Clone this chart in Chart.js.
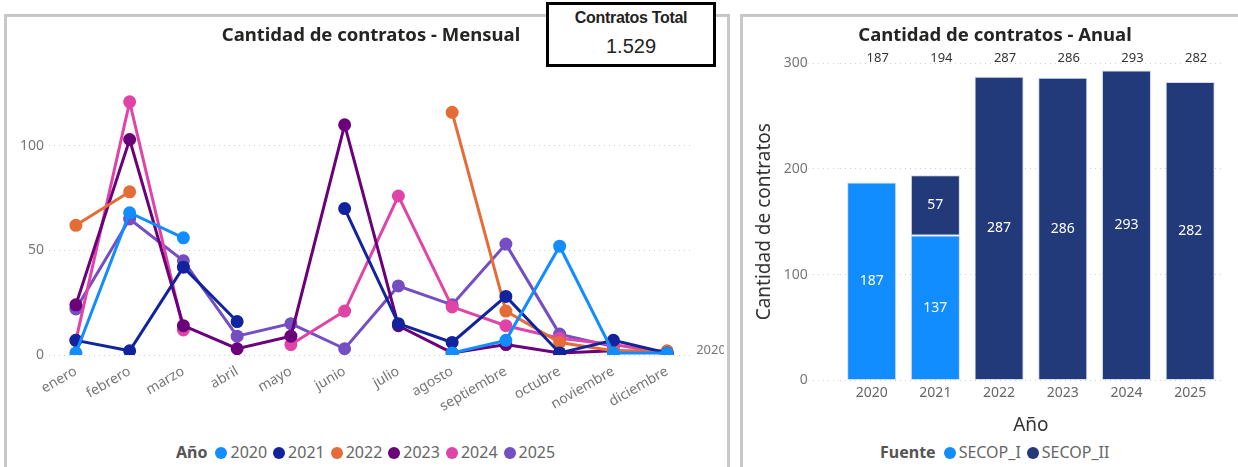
<!DOCTYPE html>
<html>
<head>
<meta charset="utf-8">
<script src="https://cdn.jsdelivr.net/npm/chart.js@4.4.1/dist/chart.umd.min.js"></script>
<style>
  body { margin: 0; background: #fff; font-family: "Noto Sans", "Open Sans", sans-serif; }
  #wrap { position: relative; width: 1238px; height: 467px; overflow: hidden; }
  .panel { position: absolute; border: 3px solid #c8c8c8; background: #fff; }
  .title { position: absolute; top: 23px; width: 400px; margin-left: -200px; text-align: center; font-size: 18.5px; line-height: 22px; font-weight: bold; color: #252423; }
  .legend { position: absolute; top: 441px; font-size: 16px; color: #666; white-space: nowrap; }
  .legend b { color: #555; margin-right: 8px; }
  .legend span.item { margin-right: 6px; }
  .legend i { display: inline-block; width: 12px; height: 12px; border-radius: 50%; margin-right: 3px; vertical-align: -1px; }
  #card { position: absolute; left: 546px; top: 2px; width: 164px; height: 59px; border: 3px solid #000; background: #fff; text-align: center; font-family: "Liberation Sans", sans-serif; }
  #card .t { font-weight: bold; font-size: 16px; color: #222; margin-top: 4px; letter-spacing: -0.3px; }
  #card .v { font-size: 20px; color: #222; margin-top: 8px; }
</style>
</head>
<body>
<div id="wrap">
  <div class="panel" style="left:4px; top:14px; width:720px; height:470px;"></div>
  <div class="panel" style="left:740px; top:14px; width:510px; height:470px;"></div>
  <canvas id="lineChart" width="717" height="398" style="position:absolute; left:7px; top:17px;"></canvas>
  <canvas id="barChart" width="493" height="424" style="position:absolute; left:743px; top:17px;"></canvas>
  <div class="title" style="left:371px;">Cantidad de contratos - Mensual</div>
  <div class="title" style="left:995px;">Cantidad de contratos - Anual</div>
  <div id="card"><div class="t">Contratos Total</div><div class="v">1.529</div></div>
  <div class="legend" id="legLeft" style="left:176px;"></div>
  <div class="legend" id="legRight" style="left:880px;"></div>
</div>
<script>
// monthly data
const months = ['enero', 'febrero', 'marzo', 'abril', 'mayo', 'junio', 'julio', 'agosto', 'septiembre', 'octubre', 'noviembre', 'diciembre'];
const years = ['2020', '2021', '2022', '2023', '2024', '2025'];
const yearColors = ['#118DFF', '#12239E', '#E66C37', '#6B007B', '#E044A7', '#744EC2'];
const m2020 = [1, 68, 56, null, null, null, null, 1, 7, 52, 1, 1];
const m2021 = [7, 2, 42, 16, null, 70, 15, 6, 28, 1, 7, 1];
const m2022 = [62, 78, null, null, null, null, null, 116, 21, 6, 2, 2];
const m2023 = [24, 103, 14, 3, 9, 110, 14, 1, 5, 1, 2, 1];
const m2024 = [7, 121, 12, null, 5, 21, 76, 23, 14, 8, 5, 1];
const m2025 = [22, 65, 45, 9, 15, 3, 33, 24, 53, 10, 4, null];
const monthly = [m2020, m2021, m2022, m2023, m2024, m2025];
const monthTicks = [0, 50, 100];

// annual data
const fuentes = ['SECOP_I', 'SECOP_II'];
const fuenteColors = ['#118DFF', '#233A7A'];
const secopI = [187, 137, null, null, null, null];
const secopII = [null, 57, 287, 286, 293, 282];

const font = "'Noto Sans', 'Open Sans', sans-serif";
const gridStyle = { color: '#cfcfcf', lineWidth: 1, tickBorderDash: [1, 4], tickColor: '#cfcfcf' };
const noBorder = { display: false, dash: [1, 4] };

// label for the first series at its last point
const endLabel = {
  id: 'endLabel',
  afterDatasetsDraw(chart) {
    const meta = chart.getDatasetMeta(0);
    const pt = meta.data[meta.data.length - 1];
    const c = chart.ctx;
    c.save();
    c.font = '13px ' + font;
    c.fillStyle = '#777';
    c.textBaseline = 'middle';
    c.fillText(chart.data.datasets[0].label, pt.x + 29, pt.y - 3);
    c.restore();
  }
};

new Chart(document.getElementById('lineChart'), {
  type: 'line',
  data: {
    labels: months,
    datasets: years.map((y, i) => ({
      label: y,
      data: monthly[i],
      borderColor: yearColors[i],
      backgroundColor: yearColors[i],
      borderWidth: 3,
      pointRadius: 5,
      pointHoverRadius: 5,
      spanGaps: false
    }))
  },
  options: {
    responsive: false,
    animation: false,
    devicePixelRatio: 1,
    layout: { padding: { left: 8, right: 30, top: 66, bottom: 0 } },
    plugins: {
      legend: { display: false },
      tooltip: { enabled: false }
    },
    scales: {
      x: {
        offset: true,
        grid: { display: false },
        border: { display: false },
        afterFit: s => { s.paddingLeft = 0; s.paddingRight = 0; },
        ticks: { color: '#777', font: { family: font, size: 14 }, maxRotation: 30, minRotation: 30, padding: 0 }
      },
      y: {
        min: 0,
        max: 130,
        afterBuildTicks: s => { s.ticks = monthTicks.map(v => ({ value: v })); },
        grid: Object.assign({}, gridStyle, { drawTicks: false }),
        border: noBorder,
        ticks: { color: '#777', font: { family: font, size: 14 }, padding: 5 }
      }
    }
  },
  plugins: [endLabel]
});

// value labels inside bars and totals on top
const barLabels = {
  id: 'barLabels',
  afterDatasetsDraw(chart) {
    const c = chart.ctx;
    c.save();
    c.textAlign = 'center';
    c.textBaseline = 'middle';
    c.font = '14px ' + font;
    c.fillStyle = '#fff';
    chart.data.datasets.forEach((ds, di) => {
      chart.getDatasetMeta(di).data.forEach((bar, i) => {
        if (ds.data[i] == null) return;
        c.fillText(ds.data[i], bar.x, (bar.y + bar.base) / 2);
      });
    });
    c.font = '13px ' + font;
    c.fillStyle = '#333';
    const meta = chart.getDatasetMeta(0);
    meta.data.forEach((bar, i) => {
      const total = (secopI[i] || 0) + (secopII[i] || 0);
      c.fillText(total, bar.x + 6, chart.chartArea.top - 5);
    });
    c.restore();
  }
};

new Chart(document.getElementById('barChart'), {
  type: 'bar',
  data: {
    labels: years,
    datasets: fuentes.map((f, i) => ({
      label: f,
      data: i === 0 ? secopI : secopII,
      backgroundColor: fuenteColors[i],
      borderColor: 'rgba(200,210,235,0.8)',
      borderWidth: 1,
      borderSkipped: false,
      barPercentage: 0.77,
      categoryPercentage: 1
    }))
  },
  options: {
    responsive: false,
    animation: false,
    devicePixelRatio: 1,
    layout: { padding: { left: 6, right: 14, top: 46, bottom: 0 } },
    plugins: {
      legend: { display: false },
      tooltip: { enabled: false }
    },
    scales: {
      x: {
        stacked: true,
        grid: { display: false, drawTicks: false },
        border: { display: false },
        ticks: { color: '#666', font: { family: font, size: 14 }, padding: 4, maxRotation: 0 },
        title: { display: true, text: 'Año', color: '#333', font: { family: font, size: 19 }, padding: { top: 9 } }
      },
      y: {
        stacked: true,
        min: 0,
        max: 300,
        grid: Object.assign({}, gridStyle, { tickLength: 32 }),
        border: noBorder,
        ticks: { stepSize: 100, color: '#777', font: { family: font, size: 14 }, padding: 0 },
        title: { display: true, text: 'Cantidad de contratos', color: '#333', font: { family: font, size: 19 }, padding: { bottom: 8 } }
      }
    }
  },
  plugins: [barLabels]
});

// legends
function buildLegend(el, title, names, colors) {
  let html = '<b>' + title + '</b>';
  names.forEach((n, i) => {
    html += '<span class="item"><i style="background:' + colors[i] + '"></i>' + n + '</span>';
  });
  document.getElementById(el).innerHTML = html;
}
buildLegend('legLeft', 'Año', years, yearColors);
buildLegend('legRight', 'Fuente', fuentes, fuenteColors);
</script>
</body>
</html>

▬▬▬▬▬▬▬▬▬▬

Aim of the exercise: Copy the whole of the material above exactly, but not its images.

Result of the task:
Clone this chart in Chart.js.
<!DOCTYPE html>
<html>
<head>
<meta charset="utf-8">
<script src="https://cdn.jsdelivr.net/npm/chart.js@4.4.1/dist/chart.umd.min.js"></script>
<style>
  body { margin: 0; background: #fff; font-family: "Noto Sans", "Open Sans", sans-serif; }
  #wrap { position: relative; width: 1238px; height: 467px; overflow: hidden; }
  .panel { position: absolute; border: 3px solid #c8c8c8; background: #fff; }
  .title { position: absolute; top: 23px; width: 400px; margin-left: -200px; text-align: center; font-size: 18.5px; line-height: 22px; font-weight: bold; color: #252423; }
  .legend { position: absolute; top: 441px; font-size: 16px; color: #666; white-space: nowrap; }
  .legend b { color: #555; margin-right: 8px; }
  .legend span.item { margin-right: 6px; }
  .legend i { display: inline-block; width: 12px; height: 12px; border-radius: 50%; margin-right: 3px; vertical-align: -1px; }
  #card { position: absolute; left: 546px; top: 2px; width: 164px; height: 59px; border: 3px solid #000; background: #fff; text-align: center; font-family: "Liberation Sans", sans-serif; }
  #card .t { font-weight: bold; font-size: 16px; color: #222; margin-top: 4px; letter-spacing: -0.3px; }
  #card .v { font-size: 20px; color: #222; margin-top: 8px; }
</style>
</head>
<body>
<div id="wrap">
  <div class="panel" style="left:4px; top:14px; width:720px; height:470px;"></div>
  <div class="panel" style="left:740px; top:14px; width:510px; height:470px;"></div>
  <canvas id="lineChart" width="717" height="398" style="position:absolute; left:7px; top:17px;"></canvas>
  <canvas id="barChart" width="493" height="424" style="position:absolute; left:743px; top:17px;"></canvas>
  <div class="title" style="left:371px;">Cantidad de contratos - Mensual</div>
  <div class="title" style="left:995px;">Cantidad de contratos - Anual</div>
  <div id="card"><div class="t">Contratos Total</div><div class="v">1.529</div></div>
  <div class="legend" id="legLeft" style="left:176px;"></div>
  <div class="legend" id="legRight" style="left:880px;"></div>
</div>
<script>
// monthly data
const months = ['enero', 'febrero', 'marzo', 'abril', 'mayo', 'junio', 'julio', 'agosto', 'septiembre', 'octubre', 'noviembre', 'diciembre'];
const years = ['2020', '2021', '2022', '2023', '2024', '2025'];
const yearColors = ['#118DFF', '#12239E', '#E66C37', '#6B007B', '#E044A7', '#744EC2'];
const m2020 = [1, 68, 56, null, null, null, null, 1, 7, 52, 1, 1];
const m2021 = [7, 2, 42, 16, null, 70, 15, 6, 28, 1, 7, 1];
const m2022 = [62, 78, null, null, null, null, null, 116, 21, 6, 2, 2];
const m2023 = [24, 103, 14, 3, 9, 110, 14, 1, 5, 1, 2, 1];
const m2024 = [7, 121, 12, null, 5, 21, 76, 23, 14, 8, 5, 1];
const m2025 = [22, 65, 45, 9, 15, 3, 33, 24, 53, 10, 4, null];
const monthly = [m2020, m2021, m2022, m2023, m2024, m2025];
const monthTicks = [0, 50, 100];

// annual data
const fuentes = ['SECOP_I', 'SECOP_II'];
const fuenteColors = ['#118DFF', '#233A7A'];
const secopI = [187, 137, null, null, null, null];
const secopII = [null, 57, 287, 286, 293, 282];

const font = "'Noto Sans', 'Open Sans', sans-serif";
const gridStyle = { color: '#cfcfcf', lineWidth: 1, tickBorderDash: [1, 4], tickColor: '#cfcfcf' };
const noBorder = { display: false, dash: [1, 4] };

// label for the first series at its last point
const endLabel = {
  id: 'endLabel',
  afterDatasetsDraw(chart) {
    const meta = chart.getDatasetMeta(0);
    const pt = meta.data[meta.data.length - 1];
    const c = chart.ctx;
    c.save();
    c.font = '13px ' + font;
    c.fillStyle = '#777';
    c.textBaseline = 'middle';
    c.fillText(chart.data.datasets[0].label, pt.x + 29, pt.y - 3);
    c.restore();
  }
};

new Chart(document.getElementById('lineChart'), {
  type: 'line',
  data: {
    labels: months,
    datasets: years.map((y, i) => ({
      label: y,
      data: monthly[i],
      borderColor: yearColors[i],
      backgroundColor: yearColors[i],
      borderWidth: 3,
      pointRadius: 5,
      pointHoverRadius: 5,
      spanGaps: false
    }))
  },
  options: {
    responsive: false,
    animation: false,
    devicePixelRatio: 1,
    layout: { padding: { left: 8, right: 30, top: 66, bottom: 0 } },
    plugins: {
      legend: { display: false },
      tooltip: { enabled: false }
    },
    scales: {
      x: {
        offset: true,
        grid: { display: false },
        border: { display: false },
        afterFit: s => { s.paddingLeft = 0; s.paddingRight = 0; },
        ticks: { color: '#777', font: { family: font, size: 14 }, maxRotation: 30, minRotation: 30, padding: 0 }
      },
      y: {
        min: 0,
        max: 130,
        afterBuildTicks: s => { s.ticks = monthTicks.map(v => ({ value: v })); },
        grid: Object.assign({}, gridStyle, { drawTicks: false }),
        border: noBorder,
        ticks: { color: '#777', font: { family: font, size: 14 }, padding: 5 }
      }
    }
  },
  plugins: [endLabel]
});

// value labels inside bars and totals on top
const barLabels = {
  id: 'barLabels',
  afterDatasetsDraw(chart) {
    const c = chart.ctx;
    c.save();
    c.textAlign = 'center';
    c.textBaseline = 'middle';
    c.font = '14px ' + font;
    c.fillStyle = '#fff';
    chart.data.datasets.forEach((ds, di) => {
      chart.getDatasetMeta(di).data.forEach((bar, i) => {
        if (ds.data[i] == null) return;
        c.fillText(ds.data[i], bar.x, (bar.y + bar.base) / 2);
      });
    });
    c.font = '13px ' + font;
    c.fillStyle = '#333';
    const meta = chart.getDatasetMeta(0);
    meta.data.forEach((bar, i) => {
      const total = (secopI[i] || 0) + (secopII[i] || 0);
      c.fillText(total, bar.x + 6, chart.chartArea.top - 5);
    });
    c.restore();
  }
};

new Chart(document.getElementById('barChart'), {
  type: 'bar',
  data: {
    labels: years,
    datasets: fuentes.map((f, i) => ({
      label: f,
      data: i === 0 ? secopI : secopII,
      backgroundColor: fuenteColors[i],
      borderColor: 'rgba(200,210,235,0.8)',
      borderWidth: 1,
      borderSkipped: false,
      barPercentage: 0.77,
      categoryPercentage: 1
    }))
  },
  options: {
    responsive: false,
    animation: false,
    devicePixelRatio: 1,
    layout: { padding: { left: 6, right: 14, top: 46, bottom: 0 } },
    plugins: {
      legend: { display: false },
      tooltip: { enabled: false }
    },
    scales: {
      x: {
        stacked: true,
        grid: { display: false, drawTicks: false },
        border: { display: false },
        ticks: { color: '#666', font: { family: font, size: 14 }, padding: 4, maxRotation: 0 },
        title: { display: true, text: 'Año', color: '#333', font: { family: font, size: 19 }, padding: { top: 9 } }
      },
      y: {
        stacked: true,
        min: 0,
        max: 300,
        grid: Object.assign({}, gridStyle, { tickLength: 32 }),
        border: noBorder,
        ticks: { stepSize: 100, color: '#777', font: { family: font, size: 14 }, padding: 0 },
        title: { display: true, text: 'Cantidad de contratos', color: '#333', font: { family: font, size: 19 }, padding: { bottom: 8 } }
      }
    }
  },
  plugins: [barLabels]
});

// legends
function buildLegend(el, title, names, colors) {
  let html = '<b>' + title + '</b>';
  names.forEach((n, i) => {
    html += '<span class="item"><i style="background:' + colors[i] + '"></i>' + n + '</span>';
  });
  document.getElementById(el).innerHTML = html;
}
buildLegend('legLeft', 'Año', years, yearColors);
buildLegend('legRight', 'Fuente', fuentes, fuenteColors);
</script>
</body>
</html>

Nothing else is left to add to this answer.